Frustration is a powerful emotion. So are anger, fear and trust. But sometimes, frustration, fear and anger can get in the way of creating lasting solutions. That’s why The Bee cannot quite get behind Measure G – as much as we’d like to.
We understand the frustration of Modesto police Chief Galen Carroll, whom we trust as a top-notch cop. He manages a department with nearly 30 percent fewer officers than recommended for a city of 209,000.
We are angry that thieves have created a climate in which citizens don’t feel secure in their homes.
With violent crime spiking, how long before we fear simply walking Modesto’s streets?
Finally, it’s tragic that Modesto could break its record for homicides in a year – even though five occurred in one inconceivable incident.
Modesto’s public safety crisis is clear and urgent. Anyone who cares about the city recognizes something must be done. Unfortunately, there is no consensus around what that something must be.
Mayor Garrad Marsh, Chief Carroll, City Manager Jim Holgersson and others are pushing Measure G, a sales tax increase netting $14 million annually for the general fund that officials promise would be earmarked for public safety. The 0.5 percentage point bump to a total tax of 8.125 percent, is not unbearable for most residents – adding a nickel to a $10 purchase.
Through the Safer Neighborhoods Initiative, Holgersson and Carroll have laid out specific goals and approaches: getting Modesto’s police force up to state staffing averages (1.4 officers per 1,000 residents), cutting emergency response times, reactivating crime-fighting units such as gang suppression and auto theft, and, perhaps most important, creating a presence in every neighborhood to partner with police and build a foundation for ongoing improvements.
We understand the city’s need for flexibility in spending the money – allowing support of code enforcement, for instance, to get squatters out of abandoned buildings. And we applaud Holgersson and Carroll’s promise that the Safer Neighborhoods Initiative will be implemented whether G passes or not.
What bothers us about Measure G is that so many who should support it, and who would be involved in its oversight, are rejecting the measure. The council split 5-2 in putting Measure G on the ballot, and some set aside personal objections in favor of giving voters a say.
Of 13 candidates for City Council and mayor, nine oppose Measure G. The new council will be split on this issue, and it’s possible a majority could oppose it. Those most likely to benefit – public safety unions – are sitting out this campaign, even endorsing some candidates who oppose the tax.

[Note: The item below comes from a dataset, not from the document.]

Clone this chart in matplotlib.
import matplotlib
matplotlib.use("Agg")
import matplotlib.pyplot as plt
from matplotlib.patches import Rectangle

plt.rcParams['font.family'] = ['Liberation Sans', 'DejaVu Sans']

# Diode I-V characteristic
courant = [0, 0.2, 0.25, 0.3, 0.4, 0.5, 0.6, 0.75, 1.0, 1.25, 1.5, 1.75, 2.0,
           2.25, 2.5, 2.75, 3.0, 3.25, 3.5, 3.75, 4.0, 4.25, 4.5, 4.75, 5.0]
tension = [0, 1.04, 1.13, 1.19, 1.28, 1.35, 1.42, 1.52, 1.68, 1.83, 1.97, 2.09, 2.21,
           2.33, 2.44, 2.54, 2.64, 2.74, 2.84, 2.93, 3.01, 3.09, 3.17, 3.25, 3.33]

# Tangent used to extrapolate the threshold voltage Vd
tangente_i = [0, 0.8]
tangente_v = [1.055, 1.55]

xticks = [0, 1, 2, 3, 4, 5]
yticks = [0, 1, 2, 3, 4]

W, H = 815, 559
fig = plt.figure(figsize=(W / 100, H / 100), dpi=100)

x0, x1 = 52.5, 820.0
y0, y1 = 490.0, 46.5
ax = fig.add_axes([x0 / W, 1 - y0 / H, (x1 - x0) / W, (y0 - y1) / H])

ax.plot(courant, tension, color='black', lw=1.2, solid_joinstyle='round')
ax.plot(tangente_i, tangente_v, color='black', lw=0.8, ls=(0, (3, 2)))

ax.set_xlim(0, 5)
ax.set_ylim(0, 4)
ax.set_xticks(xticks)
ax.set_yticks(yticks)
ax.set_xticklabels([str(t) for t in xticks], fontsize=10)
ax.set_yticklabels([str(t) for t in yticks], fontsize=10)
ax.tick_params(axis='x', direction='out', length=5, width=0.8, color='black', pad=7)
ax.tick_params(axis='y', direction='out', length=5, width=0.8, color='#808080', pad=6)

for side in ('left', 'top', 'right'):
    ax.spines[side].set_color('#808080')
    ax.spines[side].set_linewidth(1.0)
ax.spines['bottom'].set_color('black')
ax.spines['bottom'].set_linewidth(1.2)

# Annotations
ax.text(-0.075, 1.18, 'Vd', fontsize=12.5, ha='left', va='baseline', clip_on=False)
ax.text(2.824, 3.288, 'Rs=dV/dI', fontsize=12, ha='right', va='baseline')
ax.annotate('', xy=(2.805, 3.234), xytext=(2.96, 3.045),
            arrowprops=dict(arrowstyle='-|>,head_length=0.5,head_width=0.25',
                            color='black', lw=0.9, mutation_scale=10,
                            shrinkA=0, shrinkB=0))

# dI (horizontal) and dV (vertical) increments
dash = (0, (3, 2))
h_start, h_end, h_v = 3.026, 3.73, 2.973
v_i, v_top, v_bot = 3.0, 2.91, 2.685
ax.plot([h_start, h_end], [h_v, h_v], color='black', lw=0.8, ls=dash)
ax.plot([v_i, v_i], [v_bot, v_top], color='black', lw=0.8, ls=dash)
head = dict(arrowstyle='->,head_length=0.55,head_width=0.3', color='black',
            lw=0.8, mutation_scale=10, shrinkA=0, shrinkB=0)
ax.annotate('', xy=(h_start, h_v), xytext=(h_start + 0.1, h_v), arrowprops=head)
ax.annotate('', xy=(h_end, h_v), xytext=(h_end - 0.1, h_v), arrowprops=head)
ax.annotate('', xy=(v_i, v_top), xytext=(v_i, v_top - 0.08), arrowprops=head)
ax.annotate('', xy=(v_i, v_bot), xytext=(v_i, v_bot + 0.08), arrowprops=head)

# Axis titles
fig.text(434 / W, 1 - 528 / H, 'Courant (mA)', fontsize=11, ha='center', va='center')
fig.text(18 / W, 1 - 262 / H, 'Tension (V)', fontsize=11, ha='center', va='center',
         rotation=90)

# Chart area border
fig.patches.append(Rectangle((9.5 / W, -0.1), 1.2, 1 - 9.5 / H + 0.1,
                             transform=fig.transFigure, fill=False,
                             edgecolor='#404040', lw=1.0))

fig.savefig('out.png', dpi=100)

Voters in 2013 rejected the similar Measure X, many saying they didn’t trust the city to spend the money as promised. Measure G also requires only a simple majority to pass.
Until the trust factor is addressed, it’s doubtful anything will pass.

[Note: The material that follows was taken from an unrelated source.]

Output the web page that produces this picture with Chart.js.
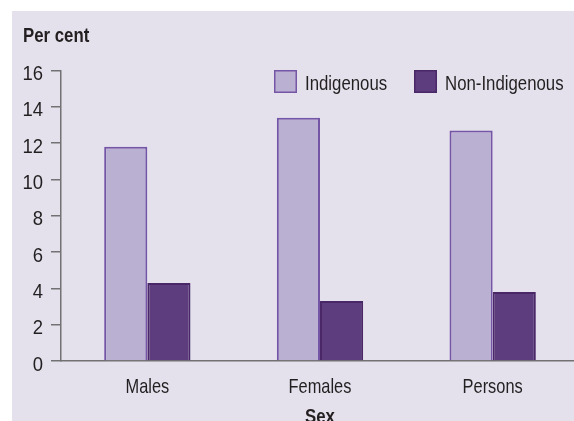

That’s why it’s encouraging to see the city addressing this crucial issue. City officials said at a Safer Neighborhoods workshop last week that the Measure G oversight committee will be doing more than just counting dollars. Whether or not G passes, the city expects the committee to remain intact and provide a crucial feedback loop for implementing programs.
Promising to start working on the plan – win or lose – lays the foundation for progress and begins the process of rebuilding trust in city promises.
More must be done. The very first order of business for the new council should be devising a plan that more can embrace. Start with the neighborhoods, but include police officers and firefighters. And invite members of the Stanislaus Taxpayers Association, whose president says the group would not oppose a better-structured initiative.
In rejecting Measure G, we recognize something must be done to make Modesto safer, and it’s going to be up to the new council to start doing it. Any delay will be counted as a failure of policy, personalities and politics. No excuses, no finger pointing, no waffling. Until consensus is reached on how to achieve these goals, Modesto will never become a safer city.